Stop Stansted Expansion (SSE) has called upon BAA to stop drip-feeding the community and publish full details of its main compensation scheme without further delay.
So far, BAA has only published details of two limited compensation schemes. In January 2004, the airport operator announced details of its ‘Home Value Guarantee Scheme’ to be offered to 107 homeowners whose homes stand in the way of the BAA's proposed second runway.
In February 2004, BAA published its proposals for another very localised scheme - the ‘Home Owners Support Scheme’ - for people whose homes would fall within the 66 decibel (intolerable noise) contour if a second runway were ever built. BAA estimates that only 500 homeowners in the immediate vicinity of the airport will be eligible and homeowners will need to prove to BAA that the value of their home has fallen by at least 15%.
But BAA has so far been silent on the much more comprehensive scheme which it must introduce to compensate thousands of local residents for ‘generalised blight’. This will need to extend to a much wider area in view of the devaluation of local house prices which has taken place as a result of the prospect of massive airport expansion.
Official Land Registry statistics show that, the average Uttlesford homeowner has lost £28,000 as a result of the threat of airport expansion, relative to the general uplift in house prices for Essex as a whole. The total loss in value is £572 million for Uttlesford District alone [see Note 1].
The Government's Air Transport White Paper calls upon BAA to put in place a scheme to address the problem of ‘generalised blight’ resulting from the runway proposal [see Note 2]. Importantly, the Government recognises that the prospect of a new runway causes generalised blight - regardless of whether the runway is ever built.
"It is not simply aircraft noise which is the problem," said SSE Chairman Norman Mead. "Concerns about local air quality and urbanisation also have an adverse effect on local property values and the official Land Registry statistics show just how much damage has already been done to local house prices."
SSE is not against the principle of using noise projections as the basis for compensating homeowners but it is a question of using the correct noise contours. The 66 decibel noise contour is wholly unacceptable. Only about 500 homes fall within this. The correct basis would be the 50 decibel noise contour, in line with the recommendations of the World Health Organisation (WHO). SSE estimates that between 18,000 and 19,000 local homes fall within the WHO contour.
Mr Mead added: "Although the chances of a second runway ever being built may be remote, the damage has already been done in terms of blighting local property values. If a local resident goes to sell his or her home, the price has been substantially devalued as a consequence of the threat of expansion. The problem is with us here and now and BAA must now announce its main compensation plan without further delay."
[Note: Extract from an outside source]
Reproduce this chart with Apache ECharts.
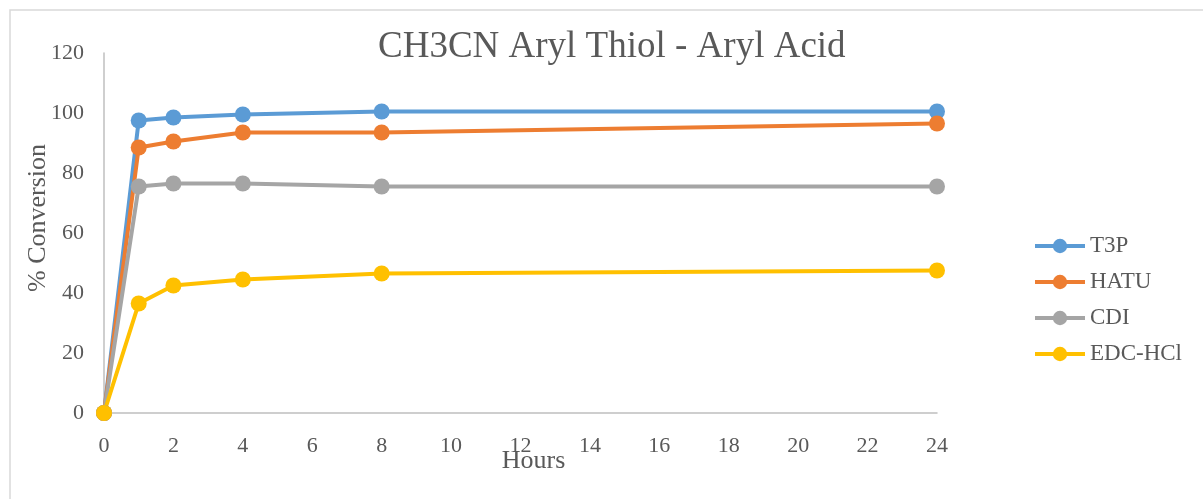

SSE has written to local parish councils, Uttlesford and East Herts District Councils (including councillors) and Essex and Herts County Councils (including councillors) and to local MPs to highlight the obligations upon BAA to introduce comprehensive compensation arrangements. In addition SSE is pressing for a proper public consultation on BAA's Home Owners Support Scheme and for the consultation period to be extended from 30 April 2004 to 31 May 2004 [see Note 3].
NOTES FOR EDITORS:
Note 1: Based on Land Registry quarterly statistics between April - June 2002 (i.e. immediately prior to publication of the airport expansion proposals) and October-December 2003 (latest available statistics) for Uttlesford District versus the rest of Essex.
Note 2: "The airport operator will need to put in place a scheme to address the problem of generalised blight resulting from the runway proposal" - ‘The Future of Air Transport White Paper’ (Para 11.41).